N. Wilder’s “Grace Confounding” states about Jesus, “He came when he wasn’t expected as he always does, though a few on the night-shift had the release early. He came where he wasn’t expected as he always does, though a few Magis were tipped off…he is always one step ahead of us.”
In a similar vein, one of my all-time favorite television shows was “Joan of Arcadia” which even in its title reminds one of Joan of Arc and her visions of God. If you can buy the boxed series set or catch reruns, please do it! The show takes place in a ficitional town named “Arcadia” where Joan Girardi lives. The show was the creation of Barbara Hall, a spiritual seeker herself, who dares us to consider that God may be one of us. In the show God appeared in a variety of cryptic personages: as a bum, a goth teenager, a little girl, etc. Please don’t get hung up on the imagery, especially as Joan Osborne’s song, “What if God Was One of Us?” plays at each show’s opening. It seems sacrilegious at first glance to see God, the Divine, as “a stranger on a bus, a slob like one of us (one of Osborne’s lines),” but Jesus’ incarnation in Bethlehem dares us to broaden our horizons and ask how this world would be different if we did treat the people we would normally ignore as if they were God. I’m not suggesting some heresy that we treat people as if they were gods in an idolatrous way, but as if they were carrying the precious imago dei, the Image of God, within them. That doesn’t seem to be too much to ask, especially if the end result is worth the risk.

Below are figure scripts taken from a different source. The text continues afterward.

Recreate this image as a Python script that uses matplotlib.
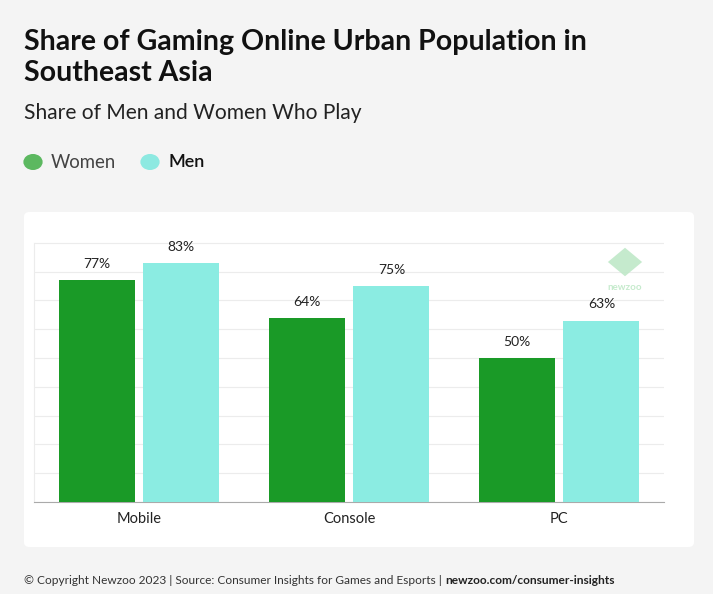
import matplotlib.pyplot as plt
import numpy as np
from matplotlib.patches import FancyBboxPatch, Circle, RegularPolygon

# Data
platforms = ["Mobile", "Console", "PC"]
women = [77, 64, 50]
men = [83, 75, 63]

women_color = "#1a9a27"
men_color = "#8becE2"
bg = "#f4f4f4"

plt.rcParams["font.family"] = ["Lato", "DejaVu Sans"]

fig = plt.figure(figsize=(7.13, 5.94), dpi=100)
fig.patch.set_facecolor(bg)

# white panel behind the chart
panel = FancyBboxPatch((24 / 713, 47 / 594), 670 / 713, 335 / 594,
                       boxstyle="round,pad=0,rounding_size=0.008",
                       transform=fig.transFigure, facecolor="white",
                       edgecolor="none", zorder=0)
fig.patches.append(panel)

# titles
fig.text(24 / 713, 1 - 42 / 594, "Share of Gaming Online Urban Population in",
         fontsize=20.5, fontweight="bold", color="#111111", va="center")
fig.text(24 / 713, 1 - 73 / 594, "Southeast Asia",
         fontsize=20.5, fontweight="bold", color="#111111", va="center")
fig.text(24 / 713, 1 - 113 / 594, "Share of Men and Women Who Play",
         fontsize=15.1, color="#222222", va="center")

# legend
fig.patches.append(Circle((33 / 713, 1 - 162 / 594), 0.0135, transform=fig.transFigure,
                          facecolor="#5cb860", edgecolor="none"))
fig.text(51 / 713, 1 - 162 / 594, "Women", fontsize=13.4, color="#444444", va="center")
fig.patches.append(Circle((150 / 713, 1 - 162 / 594), 0.0135, transform=fig.transFigure,
                          facecolor="#8de9e1", edgecolor="none"))
fig.text(168 / 713, 1 - 162 / 594, "Men", fontsize=13, color="#111111", va="center",
         fontweight="semibold")

# chart
ax = fig.add_axes([34 / 713, 92 / 594, 630 / 713, 288 / 594])
ax.set_zorder(2)
ax.set_facecolor("none")
x = np.arange(len(platforms))
w = 0.362
ax.bar(x - 0.202, women, w, color=women_color, zorder=3)
ax.bar(x + 0.202, men, w, color=men_color, zorder=3)

for xi, v in zip(x, women):
    ax.text(xi - 0.202, v + 3.5, f"{v}%", ha="center", va="bottom",
            fontsize=10, color="#222222")
for xi, v in zip(x, men):
    ax.text(xi + 0.202, v + 3.5, f"{v}%", ha="center", va="bottom",
            fontsize=10, color="#222222")

ax.set_xlim(-0.5, 2.5)
ax.set_ylim(0, 100)
ax.set_yticks(range(0, 100, 10))
ax.yaxis.grid(True, color="#ececec", linewidth=0.8, zorder=0)
ax.tick_params(axis="y", left=False, labelleft=False)
ax.tick_params(axis="x", bottom=False, labelsize=10.5, pad=4, colors="#222222")
ax.set_xticks(x)
ax.set_xticklabels(platforms)
for s in ["top", "right"]:
    ax.spines[s].set_visible(False)
ax.spines["left"].set_color("#ececec")
ax.spines["left"].set_bounds(0, 90)
ax.spines["bottom"].set_color("#aaaaaa")
ax.spines["bottom"].set_bounds(-0.5, 2.5)

# watermark
fig.patches.append(RegularPolygon((625 / 713, 1 - 262 / 594), 4, radius=0.024,
                                  orientation=0, transform=fig.transFigure,
                                  facecolor="#bfe8c8", edgecolor="none", alpha=0.9,
                                  zorder=3))
fig.text(625 / 713, 1 - 287 / 594, "newzoo", fontsize=7, color="#c6ebcd",
         ha="center", va="center", fontweight="bold", zorder=3)

# footer
foot = fig.text(24 / 713, 1 - 580 / 594,
                "© Copyright Newzoo 2023 | Source: Consumer Insights for Games and Esports | ",
                fontsize=8.55, color="#333333", va="center")
fig.canvas.draw()
bb = foot.get_window_extent()
fig.text(bb.x1 / fig.bbox.width, 1 - 580 / 594, "newzoo.com/consumer-insights",
         fontsize=8.55, color="#222222", va="center", fontweight="bold")

fig.savefig("out.png", dpi=100, facecolor=bg)
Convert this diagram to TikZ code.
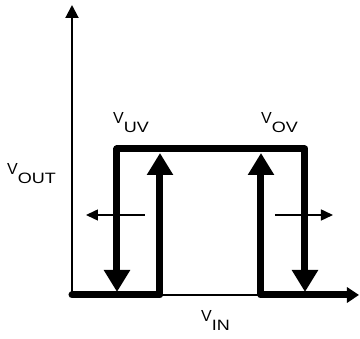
\documentclass[tikz,border=0pt]{standalone}
\usepackage{fontspec}
\setmainfont{Liberation Sans}
\usepackage{graphicx}
\usetikzlibrary{arrows.meta}
\newcommand{\vsub}[1]{V\raisebox{-9pt}{\fontsize{15}{15}\selectfont\scalebox{1.2}[1]{#1}}}
\tikzset{bigtip/.tip={Triangle[length=22pt,width=25pt]},
axtip/.tip={Triangle[length=13pt,width=13pt]},
smalltip/.tip={Triangle[length=12pt,width=11pt]}}
\begin{document}
\begin{tikzpicture}[x=1pt,y=1pt,
axis/.style={line width=2pt},
heavy/.style={line width=7pt,line join=round,line cap=round},
shiftarrow/.style={line width=1.5pt,-smalltip},
lbl/.style={anchor=base west,inner sep=0pt,font=\fontsize{16}{16}\selectfont}]
\useasboundingbox (0,0) rectangle (360,339);
% axes
\coordinate (o) at (72,44);
\coordinate (ytop) at (72,334);
\coordinate (xend) at (359,44);
% rising edges
\coordinate (uvb) at (160,44);
\coordinate (uvt) at (160,186);
\coordinate (ovb) at (261,44);
\coordinate (ovt) at (261,186);
% falling edges
\coordinate (tl) at (117,190);
\coordinate (bl) at (117,47);
\coordinate (tr) at (305,190);
\coordinate (br) at (305,47);
% hysteresis shift
\coordinate (ls) at (145,124);
\coordinate (le) at (86,124);
\coordinate (rs) at (275,124);
\coordinate (re) at (333,124);
\draw[axis,-axtip] (o)--(ytop);
\draw[axis] (o)--(ovb);
\draw[heavy,-bigtip] (o)--(uvb)--(uvt);
\draw[heavy,bigtip-{Triangle[length=12pt,width=15pt]}] (ovt)--(ovb)--(xend);
\draw[heavy,bigtip-bigtip] (bl)--(tl)--(tr)--(br);
\foreach \x/\y in {ls/le,rs/re}{\draw[shiftarrow] (\x)--(\y);}
\node[lbl] (vuv) at (113,215) {\vsub{UV}};
\node[lbl] (vov) at (261,215) {\vsub{OV}};
\node[lbl] (vout) at (7,164) {\vsub{OUT}};
\node[lbl] (vin) at (201,17) {\vsub{IN}};
\end{tikzpicture}
\end{document}
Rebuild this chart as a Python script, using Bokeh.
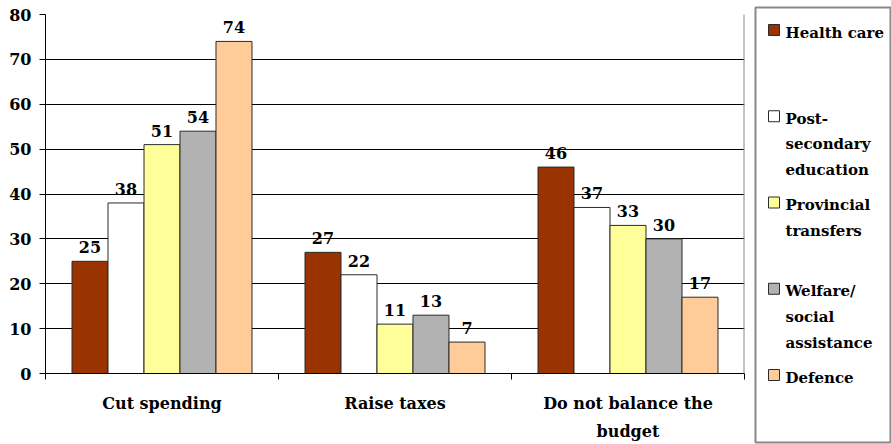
from bokeh.plotting import figure
from bokeh.layouts import row
from bokeh.models import Range1d, FixedTicker, Span, ColumnDataSource
from bokeh.core.properties import value
from bokeh.embed import file_html
from bokeh.resources import INLINE

categories = ["Cut spending", "Raise taxes", "Do not balance the\nbudget"]
series = ["Health care", "Post-\nsecondary\neducation", "Provincial\ntransfers",
          "Welfare/\nsocial\nassistance", "Defence"]
health_care = [25, 27, 46]
post_secondary = [38, 22, 37]
provincial_transfers = [51, 11, 33]
welfare = [54, 13, 30]
defence = [74, 7, 17]
values = [health_care, post_secondary, provincial_transfers, welfare, defence]
colors = ["#993300", "#FFFFFF", "#FFFF99", "#B2B2B2", "#FFCC99"]
y_ticks = [0, 10, 20, 30, 40, 50, 60, 70, 80]

FONT = "DejaVu Serif"

p = figure(width=750, height=444, output_backend="svg", toolbar_location=None,
           x_range=Range1d(0, len(categories)), y_range=Range1d(0, 80),
           min_border_left=45, min_border_right=6, min_border_top=14, min_border_bottom=69)
p.outline_line_color = None
p.background_fill_color = "white"
p.frame_align = False

bw = 0.1545
n = len(series)
for i, (vals, col) in enumerate(zip(values, colors)):
    off = (i - (n - 1) / 2) * bw
    xs = [k + 0.5 + off for k in range(len(categories))]
    src = ColumnDataSource(dict(x=xs, top=vals, lab=[str(v) for v in vals]))
    p.vbar(x="x", top="top", width=bw, source=src, fill_color=col,
           line_color="#2a2a2a", line_width=1)
    p.text(x="x", y="top", text="lab", source=src, text_align="center",
           text_baseline="alphabetic", y_offset=-14, text_font=value(FONT),
           text_font_style="bold", text_font_size="16px", text_color="black")

p.add_layout(Span(location=len(categories), dimension="height",
                  line_color="#888888", line_width=2))

# y axis
p.yaxis.ticker = FixedTicker(ticks=y_ticks)
p.yaxis.major_tick_out = 6
p.yaxis.major_tick_in = 0
p.yaxis.minor_tick_line_color = None
p.yaxis.axis_line_color = "black"
p.yaxis.major_tick_line_color = "black"
p.yaxis.major_label_standoff = 8
p.yaxis.major_label_text_font = FONT
p.yaxis.major_label_text_font_style = "bold"
p.yaxis.major_label_text_font_size = "16px"
p.yaxis.major_label_text_color = "black"

# x axis
centers = [k + 0.5 for k in range(len(categories))]
bounds = list(range(len(categories) + 1))
p.xaxis.ticker = FixedTicker(ticks=centers, minor_ticks=bounds)
p.xaxis.major_label_overrides = {c: lab for c, lab in zip(centers, categories)}
p.xaxis.major_tick_line_color = None
p.xaxis.major_tick_out = 6
p.xaxis.minor_tick_out = 6
p.xaxis.minor_tick_in = 0
p.xaxis.minor_tick_line_color = "black"
p.xaxis.axis_line_color = "black"
p.xaxis.major_label_standoff = 14
p.xaxis.major_label_text_font = FONT
p.xaxis.major_label_text_font_style = "bold"
p.xaxis.major_label_text_font_size = "16px"
p.xaxis.major_label_text_color = "black"
p.xaxis.major_label_text_line_height = 1.5

p.xgrid.grid_line_color = None
p.ygrid.grid_line_color = "black"
p.ygrid.grid_line_width = 1

# legend panel (frame = legend box)
lg = figure(width=141, height=444, output_backend="svg", toolbar_location=None,
            x_range=Range1d(5, 140), y_range=Range1d(442, 7),
            min_border_left=5, min_border_right=1, min_border_top=7, min_border_bottom=2)
lg.frame_align = False
lg.axis.visible = False
lg.grid.grid_line_color = None
lg.outline_line_color = "#888888"
lg.outline_line_width = 2
tops = [25 + i * 86.25 for i in range(n)]
lg.rect(x=[23.5] * n, y=[t + 4.5 for t in tops], width=11, height=11,
        fill_color=colors, line_color="#2a2a2a", line_width=1)
lg.text(x=[35] * n, y=[t - 2 for t in tops], text=series, text_align="left",
        text_baseline="top", text_font=value(FONT), text_font_style="bold",
        text_font_size="15px", text_color="black", text_line_height=1.43)

layout = row(p, lg)
open("out.html", "w").write(file_html(layout, INLINE))
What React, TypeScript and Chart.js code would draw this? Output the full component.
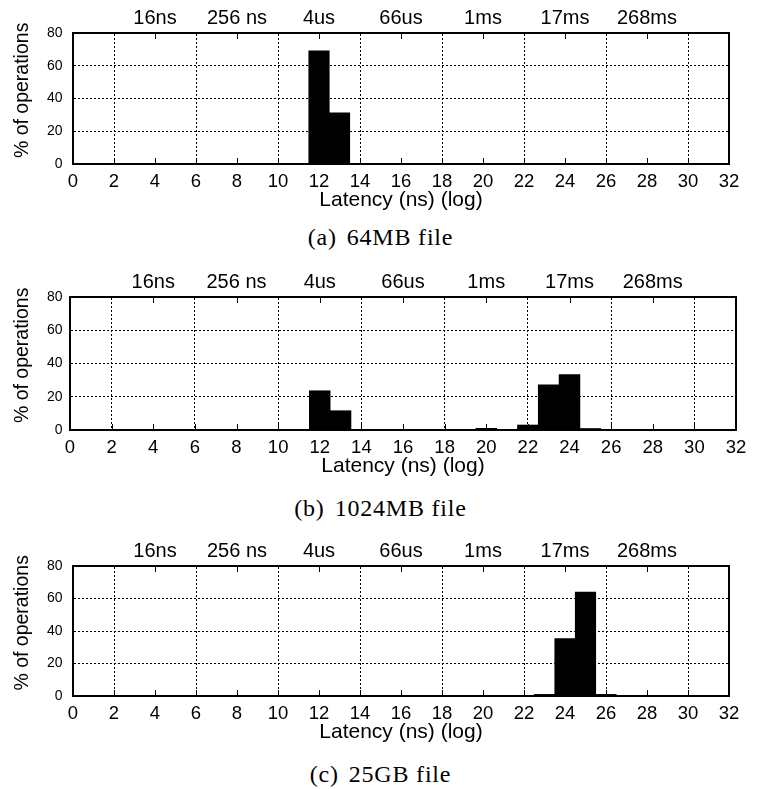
import React, { useEffect, useRef } from "react";
import { Chart, registerables } from "chart.js";

Chart.register(...registerables);

// ---- data ----
const bins = [1, 2, 3, 4, 5, 6, 7, 8, 9, 10, 11, 12, 13, 14, 15, 16, 17, 18, 19, 20, 21, 22, 23, 24, 25, 26, 27, 28, 29, 30, 31];
//                  1  2  3  4  5  6  7  8  9 10 11  12    13    14   15   16   17   18   19   20   21   22   23    24    25   26   27 28 29 30 31
const file64MB =   [0, 0, 0, 0, 0, 0, 0, 0, 0, 0, 0, 69.1, 31.2, 0.2, 0,   0,   0,   0,   0,   0,   0,   0,   0,    0,    0,   0,   0, 0, 0, 0, 0];
const file1024MB = [0, 0, 0, 0, 0, 0, 0, 0, 0, 0, 0, 23.6, 11.6, 0.2, 0.1, 0.3, 0.1, 0.1, 0.2, 1.0, 0.1, 3.0, 27.1, 33.3, 0.9, 0.1, 0, 0, 0, 0, 0];
const file25GB =   [0, 0, 0, 0, 0, 0, 0, 0, 0, 0, 0, 0,    0,    0,   0,   0,   0,   0,   0,   0,   0,   0,   1.0,  35.4, 63.9, 1.0, 0, 0, 0, 0, 0];

const bottomTicks = [0, 2, 4, 6, 8, 10, 12, 14, 16, 18, 20, 22, 24, 26, 28, 30, 32];
const topTickValues = [4, 8, 12, 16, 20, 24, 28];
const topTickLabels = ["16ns", "256 ns", "4us", "66us", "1ms", "17ms", "268ms"];
const yTicks = [0, 20, 40, 60, 80];
const yTitle = "   % of operations";
const xTitle = "Latency (ns) (log)";
const captionTags = ["(a)", "(b)", "(c)"];
const captionTexts = ["64MB file", "1024MB file", "25GB file"];

const SANS = "'Liberation Sans', Arial, Helvetica, sans-serif";
const SERIF = "'Liberation Serif', 'Times New Roman', serif";
const W = 758;
const TOP_H = 33;
const BOTTOM_H = 49;

type Geo = { canvasTop: number; plotBottom: number; left: number; right: number; captionBaseline: number };

const geos: Geo[] = [
  { canvasTop: 0, plotBottom: 164, left: 73, right: 729, captionBaseline: 245 },
  { canvasTop: 264, plotBottom: 430, left: 70, right: 736, captionBaseline: 516 },
  { canvasTop: 533, plotBottom: 696, left: 73, right: 729, captionBaseline: 782 },
];

const innerTicks = {
  id: "innerTicks",
  afterDatasetsDraw(chart: any) {
    const { ctx, chartArea } = chart;
    const sx = chart.scales.x;
    const sx2 = chart.scales.x2;
    ctx.save();
    ctx.strokeStyle = "#000";
    ctx.lineWidth = 1;
    ctx.beginPath();
    bottomTicks.forEach((v) => {
      if (v <= 0 || v >= 32) return;
      const px = Math.round(sx.getPixelForValue(v)) + 0.5;
      ctx.moveTo(px, chartArea.bottom);
      ctx.lineTo(px, chartArea.bottom - 6);
    });
    topTickValues.forEach((v) => {
      const px = Math.round(sx2.getPixelForValue(v)) + 0.5;
      ctx.moveTo(px, chartArea.top);
      ctx.lineTo(px, chartArea.top + 6);
    });
    ctx.stroke();
    ctx.restore();
  },
};

function Panel({ values, geo, idx }: { values: number[]; geo: Geo; idx: number }) {
  const ref = useRef<HTMLCanvasElement>(null);
  const plotBottomRel = geo.plotBottom - geo.canvasTop;
  const height = plotBottomRel + BOTTOM_H;

  useEffect(() => {
    const chart = new Chart(ref.current as HTMLCanvasElement, {
      type: "bar",
      data: {
        datasets: [
          {
            data: bins.map((b, i) => ({ x: b, y: values[i] })),
            backgroundColor: "#000",
            borderWidth: 0,
            barPercentage: 1,
            categoryPercentage: 1,
            xAxisID: "x",
            yAxisID: "y",
          } as any,
        ],
      },
      options: {
        responsive: false,
        animation: false,
        devicePixelRatio: 1,
        layout: { padding: 0 },
        plugins: {
          legend: { display: false },
          tooltip: { enabled: false },
          title: { display: false },
        },
        scales: {
          x: {
            type: "linear",
            position: "bottom",
            min: 0,
            max: 32,
            offset: false,
            z: 1,
            afterBuildTicks: (s: any) => {
              s.ticks = bottomTicks.map((v) => ({ value: v }));
            },
            ticks: {
              autoSkip: false,
              maxRotation: 0,
              padding: 6.5,
              color: "#000",
              font: { family: SANS, size: 18.5 },
              callback: (v: any) => String(v),
            },
            grid: { display: true, drawOnChartArea: false, drawTicks: false },
            border: { display: true, color: "#000", width: 2 },
            title: {
              display: true,
              text: xTitle,
              color: "#000",
              font: { family: SANS, size: 21 },
              padding: 0,
            },
            afterFit: (s: any) => {
              s.height = BOTTOM_H;
            },
          },
          x2: {
            type: "linear",
            position: "top",
            min: 0,
            max: 32,
            offset: false,
            afterBuildTicks: (s: any) => {
              s.ticks = topTickValues.map((v) => ({ value: v }));
            },
            ticks: {
              autoSkip: false,
              maxRotation: 0,
              padding: 3,
              color: "#000",
              font: { family: SANS, size: 20 },
              callback: (v: any) => {
                const k = topTickValues.indexOf(Number(v));
                return k >= 0 ? topTickLabels[k] : "";
              },
            },
            grid: { display: true, drawOnChartArea: true, drawTicks: false, color: "#000", lineWidth: 1 },
            border: { display: true, color: "#000", width: 2, dash: [2, 2] },
            afterFit: (s: any) => {
              s.height = TOP_H;
            },
          },
          y: {
            type: "linear",
            position: "left",
            min: 0,
            max: 80,
            afterBuildTicks: (s: any) => {
              s.ticks = yTicks.map((v) => ({ value: v }));
            },
            ticks: {
              padding: geo.left - 62.5,
              color: "#000",
              font: { family: SANS, size: 14 },
              callback: (v: any) => String(v),
            },
            grid: {
              display: true,
              drawTicks: false,
              lineWidth: 1,
              color: (c: any) => (c.tick && (c.tick.value === 0 || c.tick.value === 80) ? "rgba(0,0,0,0)" : "#000"),
            },
            border: { display: true, color: "#000", width: 2, dash: [2, 2] },
            title: {
              display: true,
              text: yTitle,
              color: "#000",
              font: { family: SANS, size: 19.5 },
              padding: { top: 11, bottom: 0 },
            },
            afterFit: (s: any) => {
              s.width = geo.left;
            },
          },
          y2: {
            type: "linear",
            position: "right",
            display: true,
            min: 0,
            max: 80,
            ticks: { display: false },
            grid: { display: false, drawTicks: false, drawOnChartArea: false },
            border: { display: true, color: "#000", width: 2 },
            afterFit: (s: any) => {
              s.width = W - geo.right;
            },
          },
        },
      } as any,
      plugins: [innerTicks],
    });
    return () => chart.destroy();
  }, []);

  return (
    <>
      <canvas
        ref={ref}
        width={W}
        height={height}
        style={{ position: "absolute", left: 0, top: geo.canvasTop, width: W, height }}
      />
      <div
        style={{
          position: "absolute",
          left: 0,
          width: 761,
          top: geo.captionBaseline - 20.1,
          fontFamily: SERIF,
          fontSize: 24,
          lineHeight: "24px",
          letterSpacing: "0.8px",
          textAlign: "center",
          whiteSpace: "nowrap",
          color: "#000",
        }}
      >
        <span>{captionTags[idx]}</span>
        <span style={{ marginLeft: 10 }}>{captionTexts[idx]}</span>
      </div>
    </>
  );
}

export default function App() {
  const series = [file64MB, file1024MB, file25GB];
  return (
    <div style={{ position: "absolute", left: 0, top: 0, width: W, height: 789, background: "#fff" }}>
      {series.map((vals, i) => (
        <Panel key={i} values={vals} geo={geos[i]} idx={i} />
      ))}
    </div>
  );
}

Perhaps you have heard the story of the monastery that was dying for lack of new monks. There was a negative spirit that permeated the whole place, evidenced by much jealousy and blatant apathy toward one another in the community. In desperation, the monastery’s leader went to the hut of a wise hermit deep in the forest. The abbot described the lack of love among the monks and asked for advice about what could be done to foster better relations. The hermit simply responded by saying, “The Messiah is among you.” He said nothing more. Upon his return to the monastery the abbot told the monks what the hermit had said. As a result, people who were once either envious or apathetic about one another started asking themselves, “Could the Messiah be Brother Andrew the baker, who humbly does his task?” or “Could the Messiah be Brother Simon the chief gardener, who with great kindness provides us with food to eat?” Their wonderings included everybody and the effect was miraculous. Because of the wise hermit’s statement the monks began treating each other with such love and respect that it indeed seemed that the Messiah was among them. The monastery began to grow and thrive because of their newfound love for one another.
The Messiah is among us, too. Of course, I know that Jesus is the Messiah, the one-and-only. However, we’ll never begin to experience the power of the gospel until we SEE Jesus in everybody, both friend and foe around us. Open your eyes to God’s fresh incarnation in Jesus Christ!